As a business owner, you need to be consistently monitoring supply costs by looking out for discounts and considering alternative sources.
Don’t be embarrassed to ask for discounts. Many business offer discounts on products and services to other business with the hope that it will be reciprocated at some point. Increase your odds of getting a discount by putting yourself in the good books of suppliers and other businesses by paying your bills promptly. Some suppliers even offer discounts for early payments.
“Co-operation” is another way of reducing supply costs. It involves finding other business (even competitors) to pool your resources to save money on goods and supplies. This can be extended to other areas of your business too like sharing office space or advertising costs.
Cut Advertising Costs
The average small business spends approximately 1 percent of their revenue on advertising. So, if a company makes $500,000 in a year, they should be spending about $5,000 a year annually on advertising. That figure might be substantially higher for service-based business or business that are just starting out.
However, with more potential customers online than ever before, advertising cost can be quite low. You can build an online presence without spending too much money by creating a Facebook page or website. Make sure to tweet about your business on Twitter and create an email newsletter. These are all affordable ways to advertise online.
You could also consider cold calling, asking for referrals and always carrying and handing out business cards as ways to increase your business’s profile.
Reduce Insurance Costs
As insurance premiums have skyrocketed in the past decade, small business owners have been hit way large annual insurance bills. However, lack of insurance coverage could bring down your business if you ever needed to claim it and it was not there.

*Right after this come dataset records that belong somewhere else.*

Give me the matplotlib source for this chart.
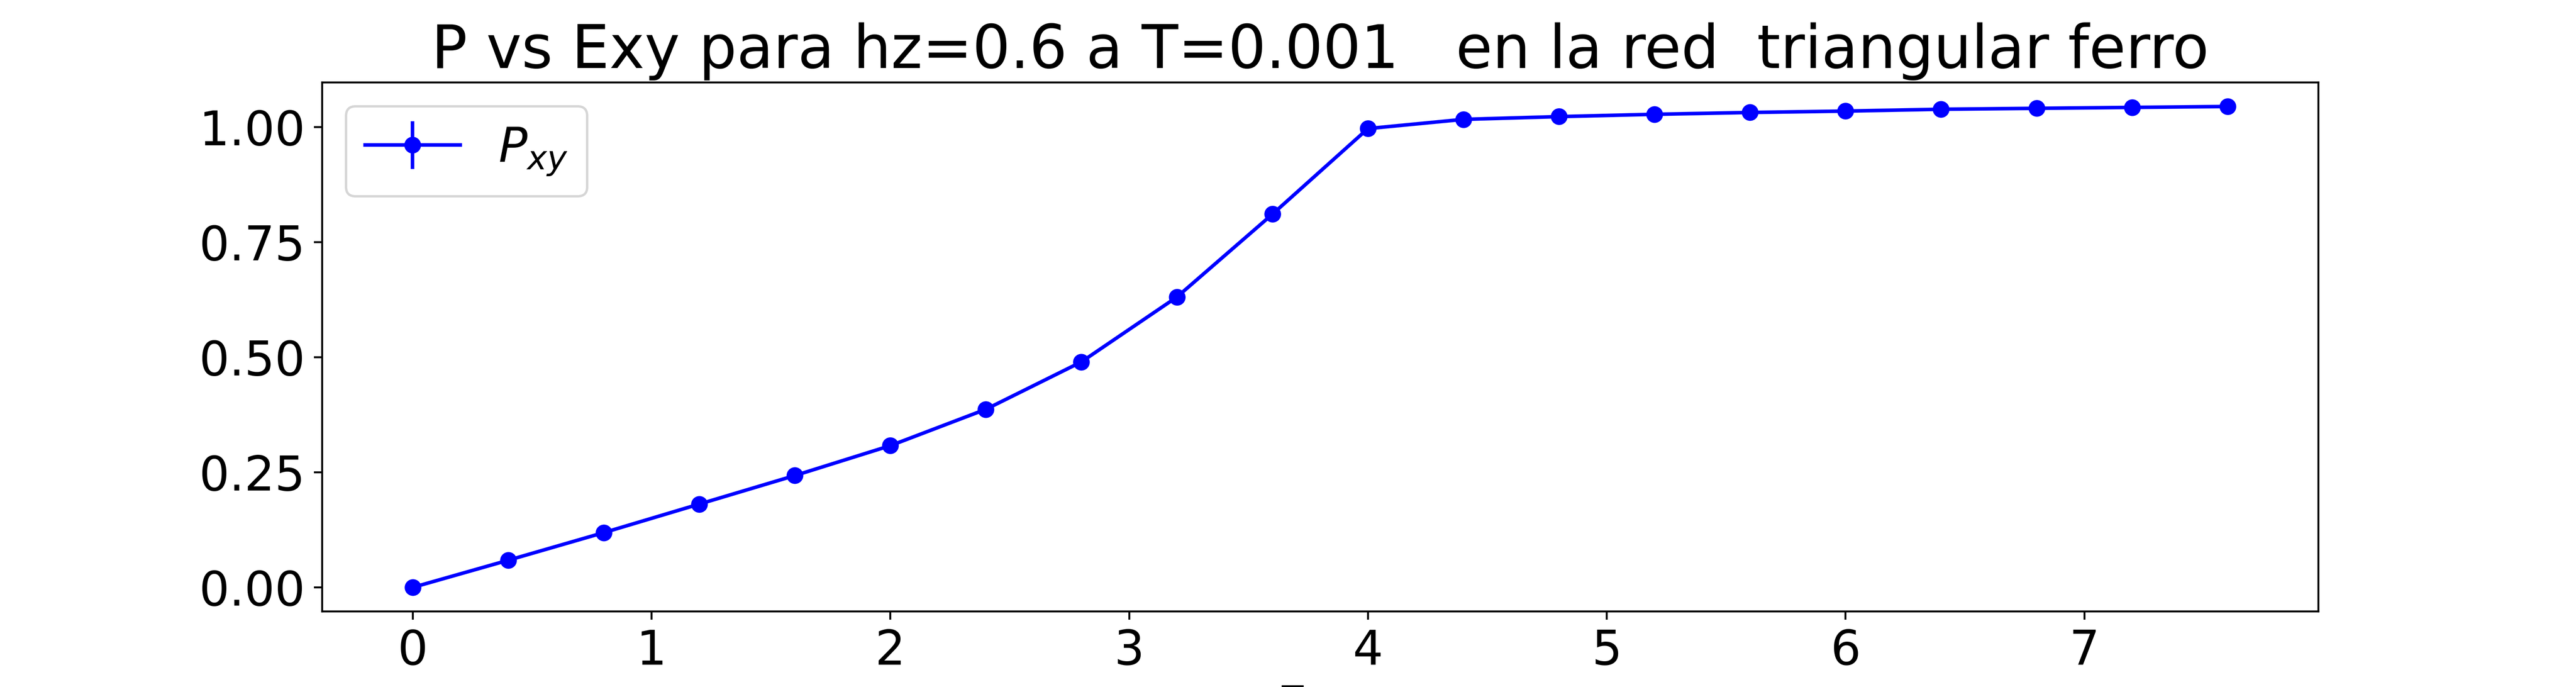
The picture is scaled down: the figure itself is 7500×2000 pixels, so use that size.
import matplotlib
matplotlib.use('Agg')
import matplotlib.pyplot as plt
from matplotlib.ticker import MultipleLocator

# datos
exy = [0.0, 0.4, 0.8, 1.2, 1.6, 2.0, 2.4, 2.8, 3.2, 3.6,
       4.0, 4.4, 4.8, 5.2, 5.6, 6.0, 6.4, 6.8, 7.2, 7.6]
p_xy = [0.000, 0.059, 0.119, 0.181, 0.243, 0.308, 0.387, 0.490, 0.631, 0.811,
        0.997, 1.017, 1.023, 1.028, 1.032, 1.035, 1.039, 1.041, 1.043, 1.045]
err_p = [0.0, 0.0, 0.0, 0.0, 0.0, 0.0, 0.0, 0.0, 0.0, 0.0,
         0.0, 0.0, 0.0, 0.0, 0.0, 0.0, 0.0, 0.0, 0.0, 0.0]

fig = plt.figure(figsize=(15, 4))
plt.errorbar(exy, p_xy, yerr=err_p, fmt='-o', color='b', label='$P_{xy}$')
plt.title('P vs Exy para hz=0.6 a T=0.001   en la red  triangular ferro', fontsize=25)
plt.xlabel('Exy', fontsize=20)
plt.gca().yaxis.set_major_locator(MultipleLocator(0.25))
plt.xticks(fontsize=20)
plt.yticks(fontsize=20)
plt.legend(loc='upper left', fontsize=20)
plt.savefig('out.png', dpi=500)
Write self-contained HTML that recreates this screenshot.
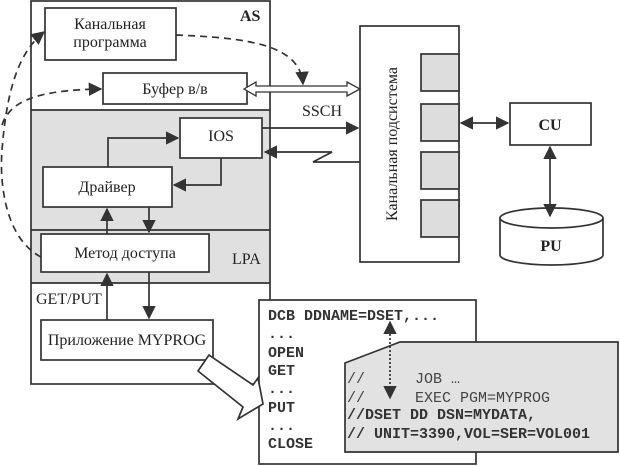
<!DOCTYPE html>
<html><head><meta charset="utf-8"><style>
html,body{margin:0;padding:0;background:#fff}
svg{display:block}
.t{font-family:"Liberation Serif",serif;font-size:16px;fill:#222}
.m{font-family:"Liberation Mono",monospace;font-size:15px;fill:#444}
.mb{font-family:"Liberation Mono",monospace;font-size:15px;font-weight:bold;fill:#333}
</style></head><body>
<svg width="620" height="466" viewBox="0 0 620 466" xmlns="http://www.w3.org/2000/svg">
<defs>
<marker id="a" viewBox="0 0 10 10" refX="9" refY="5" markerWidth="8" markerHeight="8" orient="auto-start-reverse"><path d="M0,0 L10,5 L0,10 z" fill="#333"/></marker>
</defs>
<g stroke="#333" stroke-width="1.7" fill="none">
<rect x="31" y="110" width="239" height="173" fill="#e0e0e0" stroke="none"/>
<rect x="31" y="1" width="239" height="383"/>
<line x1="31" y1="110" x2="270" y2="110"/>
<line x1="31" y1="230" x2="270" y2="230"/>
<line x1="31" y1="283" x2="270" y2="283"/>
<rect x="45" y="8" width="131" height="52" fill="#fff"/>
<rect x="103" y="73" width="144" height="31" fill="#fff"/>
<rect x="180" y="118" width="82" height="40" fill="#fff"/>
<rect x="43" y="167" width="129" height="40" fill="#fff"/>
<rect x="41" y="234" width="168" height="38" fill="#fff"/>
<rect x="41" y="320" width="172" height="40" fill="#fff"/>
<path d="M108,167 V138 H178" marker-end="url(#a)"/>
<path d="M221,158 V185 H174" marker-end="url(#a)"/>
<path d="M107,234 V209" marker-end="url(#a)"/>
<path d="M149,207 V232" marker-end="url(#a)"/>
<path d="M107,320 V274" marker-end="url(#a)"/>
<path d="M149,272 V318" marker-end="url(#a)"/>
<rect x="360" y="26" width="99" height="236" fill="#fff"/>
<rect x="421" y="54" width="38" height="37" fill="#ddd"/>
<rect x="421" y="104" width="38" height="37" fill="#ddd"/>
<rect x="421" y="152" width="38" height="37" fill="#ddd"/>
<rect x="421" y="200" width="38" height="37" fill="#ddd"/>
<rect x="510" y="103" width="81" height="42" fill="#fff"/>
<path d="M461,123 H508" marker-start="url(#a)" marker-end="url(#a)"/>
<path d="M500,218 V255 A51.5,10 0 0 0 603,255 V218" fill="#fff"/>
<ellipse cx="551.5" cy="218" rx="51.5" ry="10" fill="#fff"/>
<path d="M550,147 V216" marker-start="url(#a)" marker-end="url(#a)"/>
<path d="M262,128 H358" marker-end="url(#a)"/>
<path d="M360,162 H313 L332,152 H265" marker-end="url(#a)"/>
<path d="M244,89 L256,82 V86 H347 V82 L360,89 L347,96 V92 H256 V96 Z" fill="#fff" stroke-width="1.3"/>
<g stroke-dasharray="7,5">
<path d="M176,35 C250,38 300,45 303,84" marker-end="url(#a)"/>
<path d="M41,257 C8,240 -1,190 2,150 C6,100 15,55 44,32" marker-end="url(#a)"/>
<path d="M2,125 C10,100 40,90 101,89" marker-end="url(#a)"/>
</g>
<rect x="259" y="300" width="217" height="164" fill="#fff"/>
<polygon points="345,363 400,342 618,342 618,452 345,452" fill="#e2e2e2"/>
<path d="M390,322 V398" stroke-dasharray="2,2" marker-start="url(#a)" marker-end="url(#a)"/>
<polygon points="198,371 209,355 253,385 258,378 263,404 238,419 243,407" fill="#fff"/>
</g>
<text class="t" x="240" y="21" font-weight="bold">AS</text>
<text class="t" x="110" y="29" text-anchor="middle">Канальная</text>
<text class="t" x="110" y="47" text-anchor="middle">программа</text>
<text class="t" x="175" y="94" text-anchor="middle">Буфер в/в</text>
<text class="t" x="221" y="141" text-anchor="middle">IOS</text>
<text class="t" x="107" y="192" text-anchor="middle">Драйвер</text>
<text class="t" x="125" y="258" text-anchor="middle">Метод доступа</text>
<text class="t" x="232" y="264">LPA</text>
<text class="t" x="36" y="304">GET/PUT</text>
<text class="t" x="127" y="345" text-anchor="middle">Приложение MYPROG</text>
<text class="t" x="302" y="116">SSCH</text>
<text class="t" x="397" y="144" text-anchor="middle" transform="rotate(-90 397 144)">Канальная подсистема</text>
<text class="t" x="550" y="130" text-anchor="middle" font-weight="bold" font-size="19">CU</text>
<text class="t" x="551" y="251" text-anchor="middle" font-weight="bold" font-size="19">PU</text>
<text class="mb" x="268" y="320">DCB DDNAME=DSET,...</text>
<text class="mb" x="268" y="338">...</text>
<text class="mb" x="268" y="357">OPEN</text>
<text class="mb" x="268" y="375">GET</text>
<text class="mb" x="268" y="393">...</text>
<text class="mb" x="268" y="412">PUT</text>
<text class="mb" x="268" y="430">...</text>
<text class="mb" x="268" y="448">CLOSE</text>
<text class="m" x="347" y="383">//</text>
<text class="m" x="415" y="383">JOB …</text>
<text class="m" x="347" y="402">//</text>
<text class="m" x="415" y="402">EXEC PGM=MYPROG</text>
<text class="mb" x="347" y="419">//DSET DD DSN=MYDATA,</text>
<text class="mb" x="347" y="438">// UNIT=3390,VOL=SER=VOL001</text>
</svg>
</body></html>
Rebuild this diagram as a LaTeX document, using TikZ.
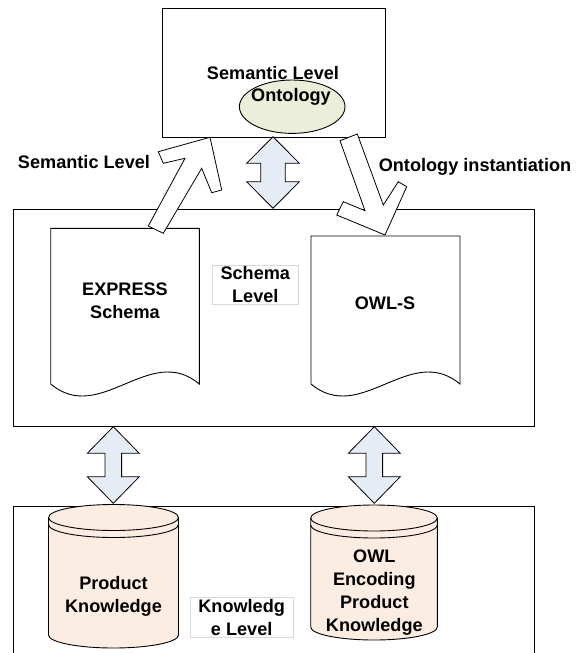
\documentclass[tikz,border=0pt]{standalone}
\usepackage{fontspec}
\setmainfont{Liberation Sans}
\definecolor{arrowblue}{HTML}{E6ECF6}
\definecolor{cylfill}{HTML}{FCEDE3}
\definecolor{ellfill}{HTML}{EBEED9}
\definecolor{lblgray}{HTML}{D9D9D9}
\newcommand\dblarr[6]{% x, ytop, ybot, head half width, shaft half width, head length
  \draw[blk] (#1,#2) -- ({#1+#4},{#2+#6}) -- ({#1+#5},{#2+#6}) -- ({#1+#5},{#3-#6})
    -- ({#1+#4},{#3-#6}) -- (#1,#3) -- ({#1-#4},{#3-#6}) -- ({#1-#5},{#3-#6})
    -- ({#1-#5},{#2+#6}) -- ({#1-#4},{#2+#6}) -- cycle;}
\newcommand\cylshape[5]{% cx, rx, ytop, ybot, ry
  \fill[cylfill] ({#1-#2},#3) -- ({#1-#2},#4)
    arc[start angle=180,end angle=0,x radius=#2,y radius=#5] -- ({#1+#2},#3)
    arc[start angle=0,end angle=-180,x radius=#2,y radius=#5] -- cycle;
  \draw[ln] ({#1-#2},#3) -- ({#1-#2},#4)
    arc[start angle=180,end angle=0,x radius=#2,y radius=#5] -- ({#1+#2},#3);
  \draw[ln] (#1,#3) ellipse[x radius=#2,y radius=#5];
  \draw[ln] ({#1-#2},{#3+7}) arc[start angle=180,end angle=0,x radius=#2,y radius=#5];}
\begin{document}
\begin{tikzpicture}[x=1bp,y=-1bp,
  ln/.style={draw=black,line width=0.9bp},
  box/.style={draw=black,line width=0.9bp,inner sep=0,anchor=north west},
  lbl/.style={font=\fontsize{18.2}{23}\bfseries\selectfont,align=center,inner sep=0},
  tagbox/.style={draw=lblgray,line width=0.6bp,inner sep=0,anchor=north west},
  blk/.style={draw=black,line width=0.8bp,fill=arrowblue,line join=miter},
  fat/.style={draw=black,line width=0.8bp,fill=white,line join=miter}]
\useasboundingbox (0,0) rectangle (578,653);
% level boxes
\node[box,minimum width=223bp,minimum height=128.4bp] (sem) at (162.3,8.3) {};
\node[box,minimum width=521bp,minimum height=217bp] (sch) at (13.3,209) {};
\coordinate (kbl) at (13.3,653);
\coordinate (kbtl) at (13.3,506);
\coordinate (kbtr) at (534.3,506);
\coordinate (kbr) at (534.3,653);
\draw[ln] (kbl) -- (kbtl) -- (kbtr) -- (kbr);
% ontology ellipse
\draw[ln,fill=ellfill] (292.2,106.7) ellipse[x radius=52.8,y radius=26.7];
% documents
\draw[ln,fill=white] (50.7,228.3) -- (199.3,228.3) -- (199.3,384)
  .. controls (149.8,342.4) and (100.2,425.6) .. (50.7,384) -- cycle;
\draw[ln,fill=white] (311,236) -- (460,236) -- (460,384)
  .. controls (410.3,342.4) and (360.7,425.6) .. (311,384) -- cycle;
% cylinders
\cylshape{113.5}{65}{517.5}{635}{13}
\cylshape{374}{63.3}{518}{627}{13}
% double arrows
\dblarr{273}{136.7}{208.3}{26.3}{12.2}{26.5}
\dblarr{113.3}{426.7}{503.3}{26}{8.3}{26.6}
\dblarr{374.3}{426.7}{503.3}{26}{8.3}{26.6}
% fat open arrows
\draw[fat] (210,137.3) -- (158.3,151.7) -- (163.3,163.3) -- (185,158.3) -- (148.3,226)
  -- (163.3,233.3) -- (201.7,168.3) -- (211.7,192.7) -- (221.7,190) -- cycle;
\draw[fat] (385,235) -- (336.7,215) -- (343.3,201.7) -- (365,210.7) -- (340,140.7)
  -- (357.3,134) -- (383.3,205) -- (398.3,181.7) -- (406.7,186.7) -- cycle;
% labels
\node[lbl] (t1) at (273,73) {Semantic Level};
\node[lbl] (t2) at (291,97) {Ontology};
\node[lbl] (t3) at (84,161.7) {Semantic Level};
\node[lbl] (t4) at (475,166.7) {Ontology instantiation};
\node[lbl] (t5) at (125,300.5) {EXPRESS\\Schema};
\node[lbl] (t6) at (385,303.3) {OWL-S};
\node[tagbox,minimum width=86.6bp,minimum height=39.3bp] (sl) at (211.7,265) {};
\node[lbl] (t7) at (sl.center) {Schema\\Level};
\node[lbl] (t8) at (113.5,596.7) {Product\\Knowledge};
\node[lbl] (t9) at (374.3,592.7) {OWL\\Encoding\\Product\\Knowledge};
\node[tagbox,minimum width=102.7bp,minimum height=39.4bp] (kl) at (190,597.3) {};
\node[lbl] (t10) at (kl.center) {Knowledg\\e Level};
\end{tikzpicture}
\end{document}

So it best for your business to get as much insurance as you can reasonably afford.
Business owners should annually review their business insurance requirements. Consult with an insurance broker to review all aspects of your insurance coverage and have them shop around to get you the best deal for what you need. Different insurance providers offer different rates for the same coverage, so it is all about finding the best deals and your insurance broker should be able to help you with that.
Larger business with a lot of insured assets should do an asset review along with their annual insurance renewal to make sure they are not paying insurance for assets they no longer have.
Increasing your deductible is another way to reduce your premiums. Make sure that the amount of your deductible is not so high that it would be unaffordable for your business if you had to make a claim.
You can also save with group rates if you are a member of a business or professional organization. The reduction in insurance costs is often more than the offset costs of membership. For example, organizations such as the Chambers of Commerce offer insurance plans to members.
Additionally, you can be eligible for insurance discounts by upgrading your business premises with fire alarms, sprinkler systems, and security systems or patrols.
Cut Travel Expenses
If your business requires a lot of travel, find ways to cut those costs in half. You can save a lot of money by avoiding unnecessary trip. Instead try using online resources like Skype and Facetime to conduct meetings with people in various locations rather than everyone traveling to meet at once location.
If you must travel, make sure to be smart about your travel plans. Book only Economy tickets to fly and make sure you get hotel deals. Plus, make sure not let your employees charge every meal and other expenses back to the company and instead offer a stipend.
Let Employees Telecommunicate
Allowing your employees to work from home will save you a ton in overhead costs. You will save on office supplies, utilities and maybe even rental costs for your office space. Technology makes it easier than ever for workforces to connect from anywhere at any time, so there is no longer the need to be locked into traditional office spaces.